Reading Assignment: Chapter 5

Homework 4 (due on Friday Sep 23, 2016):

  1. Section 4.1: Exercise 4.1.2 (negation in Z is well defined).
  2. Section 4.2: Exercise 4.2.1 (show equality in Q is an honest equality).
  3. Section 4.2: Exercise 4.2.6 (show that multiplication by a negative rational number reverses an inequality between two rational number).
  4. Section 4.3: Exercise 4.3.2 (d) and (g) (properties of epsilon-close, Proposition 4.3.7, can use previous properties).
  5. Section 4.4: Exercise 4.4.1 (Interspersing of integers by rationals).
Note about Exercise 4.2.6: The first edition says reals instead of rationals, clearly a typo. In the second edition the exercise is written correctly.
Reading Assignment: Chapter 4

Homework 3 (due on Thursday Sep 14, 2017):

  1. Show that the symmetric difference of two sets is equal to the union of the two sets minus the intersection of the two sets: (A\B)U(B\A)=(AUB)\(A intersect B).
  2. Section 3.3: Exercise 3.3.7 (composition of bijections is a bijection moreover you have a formula for the inverse function of the composition).
  3. Section 3.5: Exercise 3.5.3 (equality for ordered pairs is an "honest" equality).
  4. Section 3.6: Exercise 3.6.5 (cardinality of AxB equals that of BxA, use that together with cardinal arithmetic to show that multiplication in N is commutative).
Reading Assignment: Sections 3.1, 3.3, 3.5, 3.6 (you are more than welcome to also read 3.2 and 3.4).

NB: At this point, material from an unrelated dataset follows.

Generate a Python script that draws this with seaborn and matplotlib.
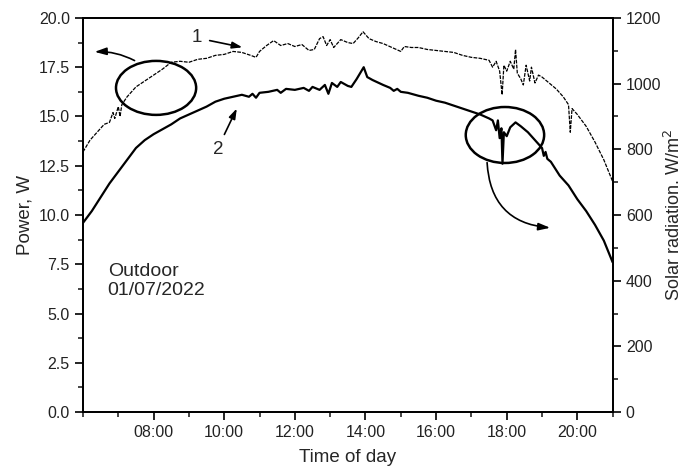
import pandas as pd
import matplotlib.pyplot as plt
import seaborn as sns
from matplotlib.patches import Ellipse
from matplotlib.ticker import MultipleLocator

# Output power of the module (curve 2), hours of day vs W
power_hours = [6.0, 6.25, 6.5, 6.75, 7.0, 7.25, 7.5, 7.75, 8.0, 8.25, 8.5, 8.75,
               9.0, 9.25, 9.5, 9.75, 10.0, 10.25, 10.5, 10.7, 10.8, 10.9, 11.0,
               11.25, 11.5, 11.6, 11.75, 12.0, 12.25, 12.4, 12.5, 12.7, 12.85,
               12.95, 13.05, 13.2, 13.3, 13.5, 13.6, 13.75, 13.85, 13.95, 14.05,
               14.2, 14.5, 14.7, 14.8, 14.9, 15.0, 15.2, 15.5, 15.75, 16.0, 16.25,
               16.5, 16.75, 17.0, 17.25, 17.5, 17.6, 17.7, 17.75, 17.8, 17.85,
               17.88, 17.92, 18.0, 18.1, 18.25, 18.4, 18.6, 18.8, 19.0, 19.05,
               19.1, 19.15, 19.25, 19.5, 19.75, 20.0, 20.25, 20.5, 20.75, 21.0]
power_w = [9.6, 10.2, 10.9, 11.6, 12.2, 12.8, 13.4, 13.8, 14.1, 14.35, 14.6, 14.9,
           15.1, 15.3, 15.5, 15.75, 15.9, 16.0, 16.1, 16.0, 16.15, 15.95, 16.2,
           16.25, 16.35, 16.2, 16.4, 16.35, 16.45, 16.3, 16.5, 16.35, 16.6,
           16.15, 16.7, 16.5, 16.75, 16.55, 16.5, 16.9, 17.2, 17.5, 17.0,
           16.85, 16.6, 16.45, 16.3, 16.4, 16.25, 16.2, 16.05, 15.95, 15.8, 15.7,
           15.55, 15.4, 15.25, 15.1, 14.9, 14.8, 14.3, 14.8, 13.9, 14.4,
           12.6, 14.2, 14.0, 14.45, 14.7, 14.5, 14.2, 13.8, 13.4, 13.0,
           13.2, 12.85, 12.7, 12.0, 11.5, 10.8, 10.2, 9.5, 8.7, 7.6]

# Solar radiation (curve 1), hours of day vs W/m2
solar_hours = [6.0, 6.2, 6.4, 6.6, 6.75, 6.85, 6.9, 7.0, 7.05, 7.1, 7.25, 7.5, 7.75,
               8.0, 8.25, 8.5, 8.75, 9.0, 9.25, 9.5, 9.75, 10.0, 10.25, 10.5, 10.75,
               10.9, 11.0, 11.2, 11.4, 11.6, 11.8, 12.0, 12.2, 12.4, 12.55, 12.7,
               12.8, 12.9, 13.0, 13.1, 13.3, 13.5, 13.65, 13.8, 13.93, 14.1, 14.3,
               14.5, 14.75, 15.0, 15.1, 15.3, 15.5, 15.75, 16.0, 16.25, 16.5, 16.75,
               17.0, 17.25, 17.5, 17.6, 17.7, 17.8, 17.87, 17.92, 18.0, 18.1, 18.2,
               18.25, 18.3, 18.4, 18.47, 18.55, 18.65, 18.7, 18.8, 18.9, 19.0, 19.2,
               19.4, 19.6, 19.75, 19.8, 19.85, 20.0, 20.25, 20.5, 20.75, 21.0]
solar_wm2 = [792, 828, 852, 876, 882, 912, 894, 930, 900, 936, 960, 990, 1008,
             1026, 1044, 1065, 1068, 1065, 1074, 1077, 1086, 1089, 1098, 1095, 1086,
             1080, 1098, 1116, 1131, 1116, 1122, 1113, 1119, 1101, 1104, 1137,
             1143, 1116, 1134, 1110, 1134, 1125, 1122, 1140, 1158, 1137, 1128,
             1122, 1110, 1098, 1113, 1110, 1110, 1104, 1101, 1098, 1095, 1086,
             1080, 1077, 1071, 1050, 1068, 1038, 966, 1056, 1038, 1068, 1044,
             1104, 1032, 1014, 996, 1056, 1008, 1050, 1002, 1026, 1020, 1002,
             984, 960, 936, 852, 924, 906, 870, 822, 768, 702]

tick_hours = [8, 10, 12, 14, 16, 18, 20]
tick_labels = ['08:00', '10:00', '12:00', '14:00', '16:00', '18:00', '20:00']

power_df = pd.DataFrame({'hour': power_hours, 'power': power_w})
solar_df = pd.DataFrame({'hour': solar_hours, 'solar': solar_wm2})

sns.set_style('ticks')
plt.rcParams['font.family'] = ['Liberation Sans', 'DejaVu Sans']

fig = plt.figure(figsize=(6.83, 4.72), dpi=100)
ax = fig.add_axes([0.1215, 0.127, 0.7755, 0.835])
ax2 = ax.twinx()

sns.lineplot(data=power_df, x='hour', y='power', ax=ax, color='black', lw=1.6)
sns.lineplot(data=solar_df, x='hour', y='solar', ax=ax2, color='black', lw=0.9,
             linestyle=(0, (3, 1)))

ax.set_xlim(6.0, 21.0)
ax.set_ylim(0, 20)
ax2.set_ylim(0, 1200)
ax.set_xticks(tick_hours, tick_labels)
ax.xaxis.set_minor_locator(MultipleLocator(1))
ax.yaxis.set_major_locator(MultipleLocator(2.5))
ax.yaxis.set_minor_locator(MultipleLocator(1.25))
ax.yaxis.set_major_formatter('{x:.1f}')
ax2.yaxis.set_major_locator(MultipleLocator(200))
ax2.yaxis.set_minor_locator(MultipleLocator(100))

for a in (ax, ax2):
    a.tick_params(which='major', direction='out', length=6, width=1.2, labelsize=11.5,
                  color='black', labelcolor='#222222')
    a.tick_params(which='minor', direction='out', length=3.5, width=1.2)
    for s in a.spines.values():
        s.set_linewidth(1.3)
        s.set_color('black')
        s.set_visible(True)

ax.set_xlabel('Time of day', fontsize=13.5, labelpad=6)
ax.set_ylabel('Power, W', fontsize=13.5)
ax2.set_ylabel('Solar radiation. W/m$^2$', fontsize=13, labelpad=2)

# curve labels and pointers
ax.text(9.23, 19.0, '1', fontsize=13.5, ha='center', va='center')
ax.annotate('', xy=(10.59, 18.48), xytext=(9.51, 18.88),
            arrowprops=dict(arrowstyle='-|>,head_length=0.6,head_width=0.2', color='black', lw=1.2))
ax.text(9.82, 13.3, '2', fontsize=13.5, ha='center', va='center')
ax.annotate('', xy=(10.39, 15.53), xytext=(9.97, 13.96),
            arrowprops=dict(arrowstyle='-|>,head_length=0.6,head_width=0.2', color='black', lw=1.2))

# circles marking which axis each curve belongs to
ax.add_patch(Ellipse((8.07, 16.45), 2.27, 2.74, fill=False, lw=1.8, color='black'))
ax.add_patch(Ellipse((17.95, 14.06), 2.22, 2.84, fill=False, lw=1.8, color='black'))
ax.annotate('', xy=(6.25, 18.27), xytext=(7.53, 17.77),
            arrowprops=dict(arrowstyle='-|>,head_length=0.7,head_width=0.22', color='black', lw=1.2,
                            connectionstyle='arc3,rad=0.15'))
ax.annotate('', xy=(19.31, 9.34), xytext=(17.44, 12.8),
            arrowprops=dict(arrowstyle='-|>,head_length=0.7,head_width=0.22', color='black', lw=1.2,
                            connectionstyle='arc3,rad=0.45'))

ax.text(6.7, 6.65, 'Outdoor\n01/07/2022', fontsize=14, ha='left', va='center', linespacing=1.1)

fig.savefig('out.png', dpi=100)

Homework 2 (due on Thursday Sep 7, 2017):
Knowledge is off. You can use any fact that has been proved before the exercise (including prior exercises in the book), unless the exercise asks you to prove a Theorem/Lemma/Proposition, in that case you can use any fact before the Theorem/Lemma/Proposition. If you are asked to prove item (d) in a proposition, you can use prior items (a), (b), and (c).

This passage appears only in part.